By April Biccum Copyright 2010
    218 Pages 5 B/W Illustrations
    by Routledge

    224 Pages 5 B/W Illustrations
    by Routledge

    This book investigates the parallels between mainstream development discourse and colonial discourse as theorized in the work of Homi Bhabha, Gayatri Spivak and Edward Said. Aiming to repoliticize post-colonial theory by applying its understandings to contemporary political discourses, author April Biccum critically examines the ways in which development in its current form has recently begun to be promoted among the metropolitan public.

     

    Biccum contends that what has begun is a sustained marketing campaign for development that is a repetition, augmentation and ultimately much greater success of the work of the Empire Marketing Board of 1926. Demonstrating how this marketing campaign for development attempts to facilitate support for neo-liberal globalization, Biccum contends that this theatre of legitimation is emerging in response to growing critical voices and counter-hegemonic activity on the international stage.

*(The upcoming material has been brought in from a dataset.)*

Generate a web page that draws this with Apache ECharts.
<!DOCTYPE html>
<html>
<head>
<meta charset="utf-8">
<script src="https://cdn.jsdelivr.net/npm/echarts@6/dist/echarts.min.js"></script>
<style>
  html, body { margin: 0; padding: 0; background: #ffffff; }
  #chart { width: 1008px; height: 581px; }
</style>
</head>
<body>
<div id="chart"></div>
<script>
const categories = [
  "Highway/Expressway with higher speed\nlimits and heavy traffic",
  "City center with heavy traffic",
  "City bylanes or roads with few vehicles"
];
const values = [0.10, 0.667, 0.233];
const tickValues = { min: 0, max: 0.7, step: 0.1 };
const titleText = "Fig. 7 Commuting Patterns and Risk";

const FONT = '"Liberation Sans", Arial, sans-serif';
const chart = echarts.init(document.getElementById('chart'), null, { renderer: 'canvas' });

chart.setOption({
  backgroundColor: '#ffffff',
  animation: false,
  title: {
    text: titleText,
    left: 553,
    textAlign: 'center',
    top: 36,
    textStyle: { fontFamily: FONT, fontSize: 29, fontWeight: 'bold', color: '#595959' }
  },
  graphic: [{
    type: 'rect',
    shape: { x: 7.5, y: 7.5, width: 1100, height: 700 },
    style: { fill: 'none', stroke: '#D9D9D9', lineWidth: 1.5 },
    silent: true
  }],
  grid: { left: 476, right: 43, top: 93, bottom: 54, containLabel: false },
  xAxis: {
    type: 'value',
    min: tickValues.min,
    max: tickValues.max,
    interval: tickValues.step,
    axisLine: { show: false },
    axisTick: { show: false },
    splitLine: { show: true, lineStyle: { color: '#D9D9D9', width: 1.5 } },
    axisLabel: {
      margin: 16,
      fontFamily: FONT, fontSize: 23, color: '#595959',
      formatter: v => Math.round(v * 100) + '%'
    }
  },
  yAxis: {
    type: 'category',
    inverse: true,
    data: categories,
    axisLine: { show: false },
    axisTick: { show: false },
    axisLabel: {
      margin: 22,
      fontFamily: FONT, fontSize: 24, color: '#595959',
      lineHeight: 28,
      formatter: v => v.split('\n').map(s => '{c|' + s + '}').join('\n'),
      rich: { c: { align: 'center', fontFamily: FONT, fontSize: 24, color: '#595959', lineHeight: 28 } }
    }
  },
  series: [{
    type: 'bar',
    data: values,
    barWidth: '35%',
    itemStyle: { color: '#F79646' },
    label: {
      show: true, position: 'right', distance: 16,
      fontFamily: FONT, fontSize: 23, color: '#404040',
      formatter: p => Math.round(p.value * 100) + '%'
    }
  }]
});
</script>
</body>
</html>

    Featuring in depth analyses of the UK, cultural values, DfID, the commemoration of the slave trade and campaigns including Live8 and Make Poverty History, this book will be of interest to students and scholars of postcolonial studies, development studies, and international political economy. It will also offer insights valuable to a wider range of subjects including critical theory and globalization studies.

    1. A Shift in Vocabulary  2. By the Logic of a Rupture  3. Marketing Development: A ‘New’ National Narrative  4. Authorised Versions of ‘Otherness’: Creating Imperial Subjects Abroad  5. Marketing Empire: Creating Imperial Subject at Home  6. Gender and Development, Women Mark the Borders of Civility  7. Toward the Conscious Exploitation of Ambivalence 

    Biography

    April Biccum is a Lecturer in the Department of Politics and International Relations at Lancaster University. Her research focuses on bringing post-colonial theory into the domain of political theory and the politics of development.